• [Task instructions] Give back exactly the lines from the beginning of the listing below to the line holding "width=284pt, txt, draw]", both ends included; the pictures stay out.

• [Data segment]
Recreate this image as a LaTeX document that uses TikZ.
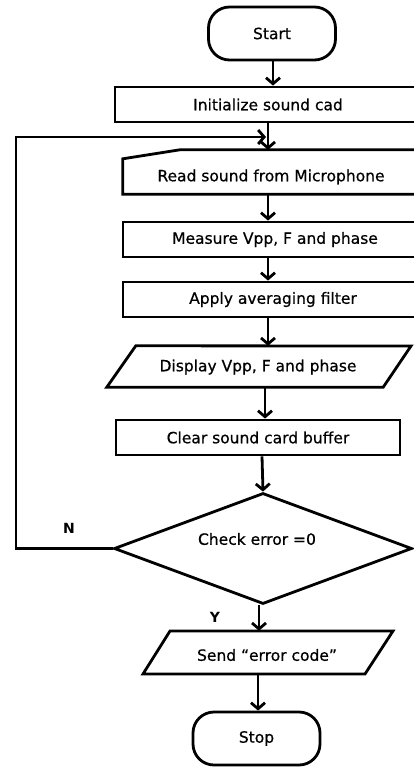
\documentclass[tikz,border=0pt]{standalone}
\usepackage{fontspec}
\setmainfont{DejaVu Sans}
\newfontfamily\boxfont[FakeBold=0.6]{DejaVu Sans}
\usetikzlibrary{arrows.meta,shapes.geometric,calc}

\tikzset{
  flow/.style={draw=black, line width=2.8pt, line join=miter},
  box/.style={flow, rectangle, inner sep=0pt, minimum height=35pt},
  term/.style={flow, rectangle, rounded corners=21pt, inner sep=0pt,
               minimum width=127pt, minimum height=53pt, font=\boxfont\fontsize{15.5}{18}\selectfont},
  txt/.style={inner sep=0pt, font=\boxfont\fontsize{15.5}{18}\selectfont},
  yn/.style={inner sep=0pt, font=\fontsize{14}{16}\selectfont\bfseries},
  arr/.style={line width=2.8pt, -{Straight Barb[length=6pt,width=14pt,line width=2.8pt]}}
}

\begin{document}
\begin{tikzpicture}[x=1pt,y=-1pt]
  \useasboundingbox (0,0) rectangle (414,767);
  \clip (0,0) rectangle (414,767);

  % terminals
  \node[term] (start) at (272,33.5) {Start};
  \node[term] (stop) at (256.5,738.5) {Stop};

  % process boxes (their right ends run past the edge)
  \node[box, minimum width=306pt, txt, draw] (init) at (268,104.5) {Initialize sound cad};

  % manual input: short slanted top-left corner
  \node[inner sep=0pt, minimum width=302pt, minimum height=44pt] (read) at (274,172) {};
  \draw[flow] ([yshift=-9pt]read.north west) -- ([xshift=57pt]read.north west)
     -- (read.north east) -- (read.south east) -- (read.south west) -- cycle;
  \node[txt] (readtxt) at (271,177) {Read sound from Microphone};

  \node[box, minimum width=304pt, txt, draw] (meas) at (275,239.5) {Measure Vpp, F and phase};
  \node[box, minimum width=300pt, txt, draw] (filt) at (273,299.5) {Apply averaging filter};

  % data output: parallelogram
  \node[inner sep=0pt, minimum width=304pt, minimum height=41pt] (disp) at (259,366.5) {};
  \draw[flow] ([xshift=29pt]disp.south west |- disp.north) -- (411,346)
     -- ([xshift=-28pt]disp.north east |- disp.south) -- (disp.south west) -- cycle;
  \node[txt] (disptxt) at (258,367) {Display Vpp, F and phase};

  \node[box, minimum width=284pt, txt, draw] (clr) at (258,437.5) {Clear sound card buffer};

  % decision
  \node[flow, diamond, inner sep=0pt, minimum width=298pt, minimum height=111pt] (dec) at (263,548.5) {};
  \node[txt] (dectxt) at (257,539) {Check error =0};

  % error output: parallelogram
  \node[inner sep=0pt, minimum width=250pt, minimum height=43pt] (send) at (268,652.5) {};
  \draw[flow] (170,631) -- (393,631) -- (365,674) -- (143,674) -- cycle;
  \node[txt] (sendtxt) at (267,655) {Send “error code”};

  % branch labels
  \node[yn] (nlab) at (69,528) {N};
  \node[yn] (ylab) at (215,617) {Y};

  % vertical axes for the connectors
  \coordinate (a1) at (273,0);
  \coordinate (a2) at (268,0);
  \coordinate (a3) at (265,0);
  \coordinate (a4) at (262,0);
  \coordinate (a5) at (259,0);
  \coordinate (a6) at (258,0);

  % main flow
  \draw[arr] (a1 |- start.south) -- (a1 |- init.north);
  \draw[arr] (a2 |- init.south) -- (a2 |- read.north);
  \draw[arr] (a2 |- read.south) -- (a2 |- meas.north);
  \draw[arr] (a2 |- meas.south) -- (a2 |- filt.north);
  \draw[arr] (a2 |- filt.south) -- (a2 |- disp.north);
  \draw[arr] (a3 |- disp.south) -- (a3 |- clr.north);
  \draw[arr] (a4 |- clr.south) -- (dec.north);
  \draw[arr] (a5 |- dec.south) -- (a5 |- send.north);
  \draw[arr] (a6 |- send.south) -- (stop.north -| a6);

  % loop back on N
  \coordinate (lx) at (16,137);
  \coordinate (join) at (266,137);
  \draw[arr] (dec.west) -| (lx) -- (join);
\end{tikzpicture}
\end{document}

• [Task result]
Recreate this image as a LaTeX document that uses TikZ.
\documentclass[tikz,border=0pt]{standalone}
\usepackage{fontspec}
\setmainfont{DejaVu Sans}
\newfontfamily\boxfont[FakeBold=0.6]{DejaVu Sans}
\usetikzlibrary{arrows.meta,shapes.geometric,calc}

\tikzset{
  flow/.style={draw=black, line width=2.8pt, line join=miter},
  box/.style={flow, rectangle, inner sep=0pt, minimum height=35pt},
  term/.style={flow, rectangle, rounded corners=21pt, inner sep=0pt,
               minimum width=127pt, minimum height=53pt, font=\boxfont\fontsize{15.5}{18}\selectfont},
  txt/.style={inner sep=0pt, font=\boxfont\fontsize{15.5}{18}\selectfont},
  yn/.style={inner sep=0pt, font=\fontsize{14}{16}\selectfont\bfseries},
  arr/.style={line width=2.8pt, -{Straight Barb[length=6pt,width=14pt,line width=2.8pt]}}
}

\begin{document}
\begin{tikzpicture}[x=1pt,y=-1pt]
  \useasboundingbox (0,0) rectangle (414,767);
  \clip (0,0) rectangle (414,767);

  % terminals
  \node[term] (start) at (272,33.5) {Start};
  \node[term] (stop) at (256.5,738.5) {Stop};

  % process boxes (their right ends run past the edge)
  \node[box, minimum width=306pt, txt, draw] (init) at (268,104.5) {Initialize sound cad};

  % manual input: short slanted top-left corner
  \node[inner sep=0pt, minimum width=302pt, minimum height=44pt] (read) at (274,172) {};
  \draw[flow] ([yshift=-9pt]read.north west) -- ([xshift=57pt]read.north west)
     -- (read.north east) -- (read.south east) -- (read.south west) -- cycle;
  \node[txt] (readtxt) at (271,177) {Read sound from Microphone};

  \node[box, minimum width=304pt, txt, draw] (meas) at (275,239.5) {Measure Vpp, F and phase};
  \node[box, minimum width=300pt, txt, draw] (filt) at (273,299.5) {Apply averaging filter};

  % data output: parallelogram
  \node[inner sep=0pt, minimum width=304pt, minimum height=41pt] (disp) at (259,366.5) {};
  \draw[flow] ([xshift=29pt]disp.south west |- disp.north) -- (411,346)
     -- ([xshift=-28pt]disp.north east |- disp.south) -- (disp.south west) -- cycle;
  \node[txt] (disptxt) at (258,367) {Display Vpp, F and phase};

  \node[box, minimum width=284pt, txt, draw] (clr) at (258,437.5) {Clear sound card buffer};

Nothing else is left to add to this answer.